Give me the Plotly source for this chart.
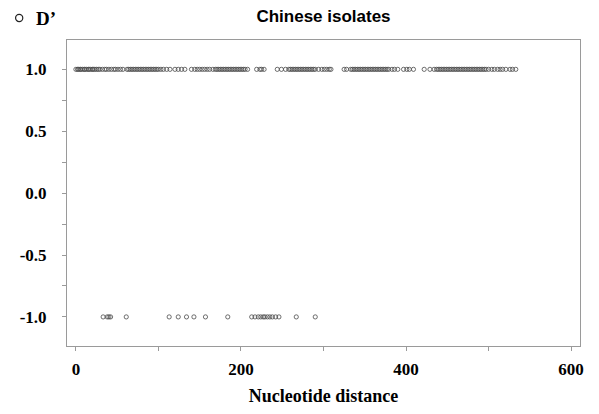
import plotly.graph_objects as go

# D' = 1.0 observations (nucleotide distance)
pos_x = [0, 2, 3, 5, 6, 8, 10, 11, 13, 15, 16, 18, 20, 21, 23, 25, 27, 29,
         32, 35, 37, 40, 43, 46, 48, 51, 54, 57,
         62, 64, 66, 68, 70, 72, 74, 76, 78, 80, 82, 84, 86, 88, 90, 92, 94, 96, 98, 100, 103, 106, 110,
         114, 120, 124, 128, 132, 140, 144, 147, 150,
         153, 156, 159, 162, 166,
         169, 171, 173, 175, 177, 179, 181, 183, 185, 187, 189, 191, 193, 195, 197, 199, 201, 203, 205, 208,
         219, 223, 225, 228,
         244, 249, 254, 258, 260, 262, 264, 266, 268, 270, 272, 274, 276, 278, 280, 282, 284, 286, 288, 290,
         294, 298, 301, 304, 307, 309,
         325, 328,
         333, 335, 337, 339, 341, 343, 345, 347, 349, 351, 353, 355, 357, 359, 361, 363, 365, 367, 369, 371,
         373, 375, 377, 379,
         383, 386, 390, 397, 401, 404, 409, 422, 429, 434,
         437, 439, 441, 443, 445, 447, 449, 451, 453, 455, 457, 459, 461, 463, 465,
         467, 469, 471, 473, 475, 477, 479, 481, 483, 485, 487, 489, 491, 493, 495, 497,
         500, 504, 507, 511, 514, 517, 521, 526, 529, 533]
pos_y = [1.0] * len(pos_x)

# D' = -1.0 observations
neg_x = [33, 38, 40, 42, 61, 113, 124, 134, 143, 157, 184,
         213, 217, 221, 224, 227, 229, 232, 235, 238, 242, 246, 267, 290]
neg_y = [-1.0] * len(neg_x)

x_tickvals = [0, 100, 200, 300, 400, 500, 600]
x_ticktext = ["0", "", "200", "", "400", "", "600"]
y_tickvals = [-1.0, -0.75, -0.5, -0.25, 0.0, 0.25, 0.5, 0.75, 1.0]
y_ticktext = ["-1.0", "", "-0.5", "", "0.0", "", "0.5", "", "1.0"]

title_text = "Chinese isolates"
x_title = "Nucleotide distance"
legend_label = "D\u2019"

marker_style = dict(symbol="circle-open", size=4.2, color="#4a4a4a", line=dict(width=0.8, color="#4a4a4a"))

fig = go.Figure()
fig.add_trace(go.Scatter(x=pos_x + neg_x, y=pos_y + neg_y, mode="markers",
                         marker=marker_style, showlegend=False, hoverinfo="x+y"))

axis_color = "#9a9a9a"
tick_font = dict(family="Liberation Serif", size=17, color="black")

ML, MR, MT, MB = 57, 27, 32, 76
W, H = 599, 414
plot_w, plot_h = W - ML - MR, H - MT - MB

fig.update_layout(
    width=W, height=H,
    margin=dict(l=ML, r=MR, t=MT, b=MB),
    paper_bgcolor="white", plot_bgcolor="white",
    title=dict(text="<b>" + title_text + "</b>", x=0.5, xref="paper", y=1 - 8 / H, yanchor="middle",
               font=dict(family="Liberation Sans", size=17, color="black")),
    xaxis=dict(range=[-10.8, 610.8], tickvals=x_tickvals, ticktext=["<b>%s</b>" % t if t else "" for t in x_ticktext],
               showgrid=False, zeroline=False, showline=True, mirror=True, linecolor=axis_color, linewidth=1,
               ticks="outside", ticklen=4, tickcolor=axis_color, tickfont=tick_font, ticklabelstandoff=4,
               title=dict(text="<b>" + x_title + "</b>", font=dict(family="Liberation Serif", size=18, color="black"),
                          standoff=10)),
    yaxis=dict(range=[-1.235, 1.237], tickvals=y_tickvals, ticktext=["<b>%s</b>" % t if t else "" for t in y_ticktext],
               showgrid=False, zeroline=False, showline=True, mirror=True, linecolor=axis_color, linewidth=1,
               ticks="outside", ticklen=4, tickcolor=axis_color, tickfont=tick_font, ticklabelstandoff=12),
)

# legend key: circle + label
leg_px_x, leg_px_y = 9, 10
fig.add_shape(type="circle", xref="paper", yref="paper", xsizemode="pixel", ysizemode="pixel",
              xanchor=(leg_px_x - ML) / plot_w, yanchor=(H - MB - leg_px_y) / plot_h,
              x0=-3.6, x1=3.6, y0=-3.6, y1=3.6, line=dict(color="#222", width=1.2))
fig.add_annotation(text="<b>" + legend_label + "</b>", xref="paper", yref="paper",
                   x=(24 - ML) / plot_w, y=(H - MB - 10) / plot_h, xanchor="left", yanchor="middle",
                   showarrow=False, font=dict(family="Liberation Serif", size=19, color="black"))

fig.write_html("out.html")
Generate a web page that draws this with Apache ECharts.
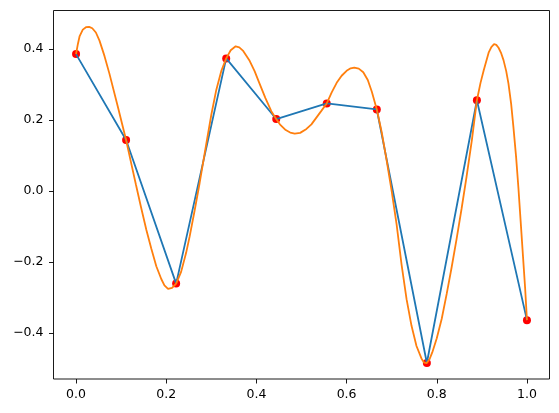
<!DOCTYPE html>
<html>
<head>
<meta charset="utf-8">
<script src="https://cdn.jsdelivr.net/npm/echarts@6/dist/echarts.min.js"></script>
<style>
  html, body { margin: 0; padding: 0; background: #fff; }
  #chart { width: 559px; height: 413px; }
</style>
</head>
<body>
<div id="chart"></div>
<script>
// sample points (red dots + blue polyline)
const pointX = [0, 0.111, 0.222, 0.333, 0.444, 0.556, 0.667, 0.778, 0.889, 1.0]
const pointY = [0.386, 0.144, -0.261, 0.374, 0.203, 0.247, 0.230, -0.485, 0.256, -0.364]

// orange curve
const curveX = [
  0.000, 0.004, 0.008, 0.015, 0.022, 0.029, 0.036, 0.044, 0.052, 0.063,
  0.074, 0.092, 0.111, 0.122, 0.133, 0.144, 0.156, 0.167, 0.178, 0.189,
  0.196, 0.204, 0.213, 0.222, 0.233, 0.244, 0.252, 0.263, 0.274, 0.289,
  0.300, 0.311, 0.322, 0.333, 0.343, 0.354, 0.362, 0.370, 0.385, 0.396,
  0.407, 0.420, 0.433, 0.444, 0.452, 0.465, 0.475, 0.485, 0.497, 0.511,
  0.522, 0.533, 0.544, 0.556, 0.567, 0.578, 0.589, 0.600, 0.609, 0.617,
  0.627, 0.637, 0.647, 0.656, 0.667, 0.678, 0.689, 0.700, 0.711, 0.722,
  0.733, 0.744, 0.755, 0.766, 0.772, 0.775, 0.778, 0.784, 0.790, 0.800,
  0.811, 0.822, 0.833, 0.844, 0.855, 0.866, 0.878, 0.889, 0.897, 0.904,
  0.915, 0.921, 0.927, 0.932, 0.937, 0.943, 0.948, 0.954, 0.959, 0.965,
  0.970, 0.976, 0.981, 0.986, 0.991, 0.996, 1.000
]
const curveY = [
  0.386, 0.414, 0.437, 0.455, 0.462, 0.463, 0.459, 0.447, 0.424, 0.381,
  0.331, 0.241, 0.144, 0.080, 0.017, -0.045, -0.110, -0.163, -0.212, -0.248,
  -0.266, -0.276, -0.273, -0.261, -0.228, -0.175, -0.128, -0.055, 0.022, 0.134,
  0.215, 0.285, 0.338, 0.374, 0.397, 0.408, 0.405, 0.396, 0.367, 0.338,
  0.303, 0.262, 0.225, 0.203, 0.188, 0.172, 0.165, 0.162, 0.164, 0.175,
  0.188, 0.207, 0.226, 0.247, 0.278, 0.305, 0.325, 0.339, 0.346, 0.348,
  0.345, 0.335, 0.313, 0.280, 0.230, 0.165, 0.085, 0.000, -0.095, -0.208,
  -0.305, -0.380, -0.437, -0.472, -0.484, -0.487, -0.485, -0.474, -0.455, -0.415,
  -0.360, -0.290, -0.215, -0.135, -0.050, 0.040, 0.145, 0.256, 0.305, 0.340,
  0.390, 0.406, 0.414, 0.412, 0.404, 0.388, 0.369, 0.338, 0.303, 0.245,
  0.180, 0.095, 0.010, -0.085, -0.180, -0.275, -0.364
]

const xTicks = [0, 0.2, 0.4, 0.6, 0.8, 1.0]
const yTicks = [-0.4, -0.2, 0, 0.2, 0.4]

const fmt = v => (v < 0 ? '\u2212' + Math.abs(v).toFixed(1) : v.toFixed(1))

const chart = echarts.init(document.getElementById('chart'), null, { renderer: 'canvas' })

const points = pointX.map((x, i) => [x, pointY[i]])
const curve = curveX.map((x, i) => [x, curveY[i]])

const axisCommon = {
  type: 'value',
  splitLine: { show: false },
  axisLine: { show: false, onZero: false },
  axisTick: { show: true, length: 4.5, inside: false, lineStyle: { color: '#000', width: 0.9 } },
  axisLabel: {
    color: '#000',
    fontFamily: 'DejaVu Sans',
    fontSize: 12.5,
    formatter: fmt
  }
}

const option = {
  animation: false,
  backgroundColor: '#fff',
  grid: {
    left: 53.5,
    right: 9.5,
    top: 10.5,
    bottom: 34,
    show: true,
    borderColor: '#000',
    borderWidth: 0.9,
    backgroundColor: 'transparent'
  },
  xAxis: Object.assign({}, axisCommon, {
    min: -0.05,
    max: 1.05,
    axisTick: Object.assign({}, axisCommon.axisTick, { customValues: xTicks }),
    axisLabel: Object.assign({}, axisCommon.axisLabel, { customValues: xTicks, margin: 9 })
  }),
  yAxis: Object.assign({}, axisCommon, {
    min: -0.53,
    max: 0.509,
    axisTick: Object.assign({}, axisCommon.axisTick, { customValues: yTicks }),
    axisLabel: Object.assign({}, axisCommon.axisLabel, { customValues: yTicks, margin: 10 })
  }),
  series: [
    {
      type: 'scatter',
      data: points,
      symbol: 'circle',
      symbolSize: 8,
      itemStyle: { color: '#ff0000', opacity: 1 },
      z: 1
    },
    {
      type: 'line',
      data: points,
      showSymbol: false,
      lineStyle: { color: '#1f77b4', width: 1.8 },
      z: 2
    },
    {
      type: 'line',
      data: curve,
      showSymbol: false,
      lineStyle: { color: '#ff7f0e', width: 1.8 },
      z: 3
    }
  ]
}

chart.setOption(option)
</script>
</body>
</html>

**GIVEN EXERCISE**. Reproduce the records word for word, please, from their first line up to and including the line that contains "plot_w, plot_h = W - ML - MR, H - MT - MB", but no pictures.

**RESPONSE**.
Give me the Plotly source for this chart.
import plotly.graph_objects as go

# D' = 1.0 observations (nucleotide distance)
pos_x = [0, 2, 3, 5, 6, 8, 10, 11, 13, 15, 16, 18, 20, 21, 23, 25, 27, 29,
         32, 35, 37, 40, 43, 46, 48, 51, 54, 57,
         62, 64, 66, 68, 70, 72, 74, 76, 78, 80, 82, 84, 86, 88, 90, 92, 94, 96, 98, 100, 103, 106, 110,
         114, 120, 124, 128, 132, 140, 144, 147, 150,
         153, 156, 159, 162, 166,
         169, 171, 173, 175, 177, 179, 181, 183, 185, 187, 189, 191, 193, 195, 197, 199, 201, 203, 205, 208,
         219, 223, 225, 228,
         244, 249, 254, 258, 260, 262, 264, 266, 268, 270, 272, 274, 276, 278, 280, 282, 284, 286, 288, 290,
         294, 298, 301, 304, 307, 309,
         325, 328,
         333, 335, 337, 339, 341, 343, 345, 347, 349, 351, 353, 355, 357, 359, 361, 363, 365, 367, 369, 371,
         373, 375, 377, 379,
         383, 386, 390, 397, 401, 404, 409, 422, 429, 434,
         437, 439, 441, 443, 445, 447, 449, 451, 453, 455, 457, 459, 461, 463, 465,
         467, 469, 471, 473, 475, 477, 479, 481, 483, 485, 487, 489, 491, 493, 495, 497,
         500, 504, 507, 511, 514, 517, 521, 526, 529, 533]
pos_y = [1.0] * len(pos_x)

# D' = -1.0 observations
neg_x = [33, 38, 40, 42, 61, 113, 124, 134, 143, 157, 184,
         213, 217, 221, 224, 227, 229, 232, 235, 238, 242, 246, 267, 290]
neg_y = [-1.0] * len(neg_x)

x_tickvals = [0, 100, 200, 300, 400, 500, 600]
x_ticktext = ["0", "", "200", "", "400", "", "600"]
y_tickvals = [-1.0, -0.75, -0.5, -0.25, 0.0, 0.25, 0.5, 0.75, 1.0]
y_ticktext = ["-1.0", "", "-0.5", "", "0.0", "", "0.5", "", "1.0"]

title_text = "Chinese isolates"
x_title = "Nucleotide distance"
legend_label = "D\u2019"

marker_style = dict(symbol="circle-open", size=4.2, color="#4a4a4a", line=dict(width=0.8, color="#4a4a4a"))

fig = go.Figure()
fig.add_trace(go.Scatter(x=pos_x + neg_x, y=pos_y + neg_y, mode="markers",
                         marker=marker_style, showlegend=False, hoverinfo="x+y"))

axis_color = "#9a9a9a"
tick_font = dict(family="Liberation Serif", size=17, color="black")

ML, MR, MT, MB = 57, 27, 32, 76
W, H = 599, 414
plot_w, plot_h = W - ML - MR, H - MT - MB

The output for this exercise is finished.